I’m currently working on a “Tesla P100-SXM2-16GB” and having a tough time trying to understand how the Unified L1/texture memory works. I’ve run the cuda stream-benchmark and analyzed the Copy kernel using the Visual Profiler. The Copy kernel is a simple code that transfer the data from array A to array B.
template <typename T>
__global__ void STREAM_Copy(T const * __restrict__ const a, T * __restrict__ const b, int len)
{
int idx = threadIdx.x + blockIdx.x * blockDim.x;
if (idx < len)
b[idx] = a[idx];
}
Each array has 2^26 points of double precision, a total of 512MiB reads and writes.
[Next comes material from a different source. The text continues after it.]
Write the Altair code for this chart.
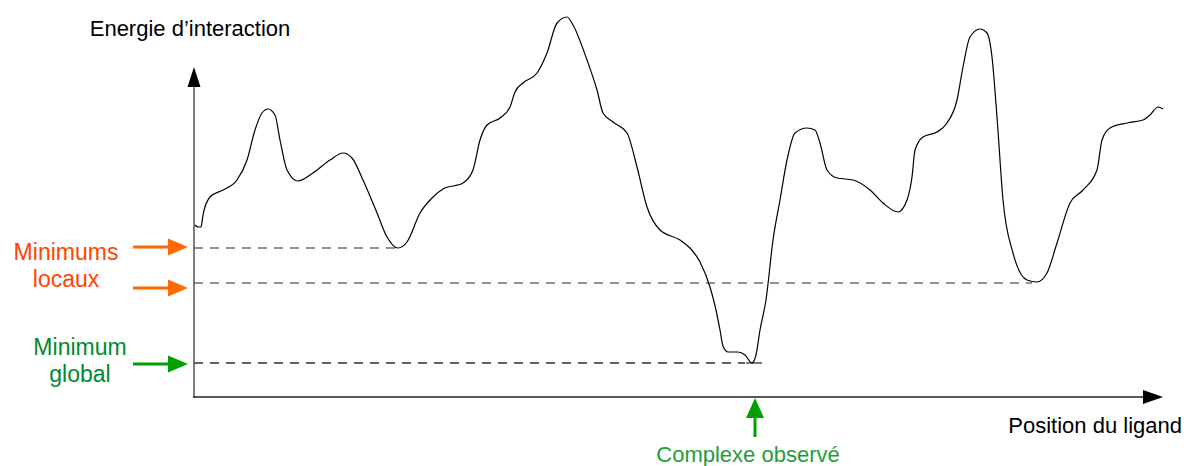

As a result, I got from the Visual Profiler the follow
Unified Cache
--------------------------------------------+
| Transactions | Bandwidth |
--------------+--------------+--------------+
Global Loads | 67108866 | 271.383 GB/s |
--------------+--------------+--------------+
Global Stores | 16777216 | 271.383 GB/s |
--------------+--------------+--------------+
Texture Reads | 16777216 | 271.383 GB/s |
--------------+--------------+--------------+
Unified Total | 100663298 | 814.149 GB/s |
--------------+--------------+--------------+
What I want to know is:
- What is the relationship between global loads and texture reads?
- Why I always have the follow result: global_load_transactions = 4 * texture_read_transactions + 2? (this is not my only application)
- If there is a close relationship between global loads and texture reads, why the total bandwidth is the sum of both?
I’m asking those questions because the Unified L1/Texture memory bandwidth is the bottleneck of my main application and it requires optimization. The Visual Profiler is even saying that “For this kernel the limiting factor in the memory system is the bandwidth of the Texture Memory”, which leads me to my final question: there is a limit for the texture memory bandwidth smaller then the Unified total bandwidth? If that’s so, what is the limit?
Thanks!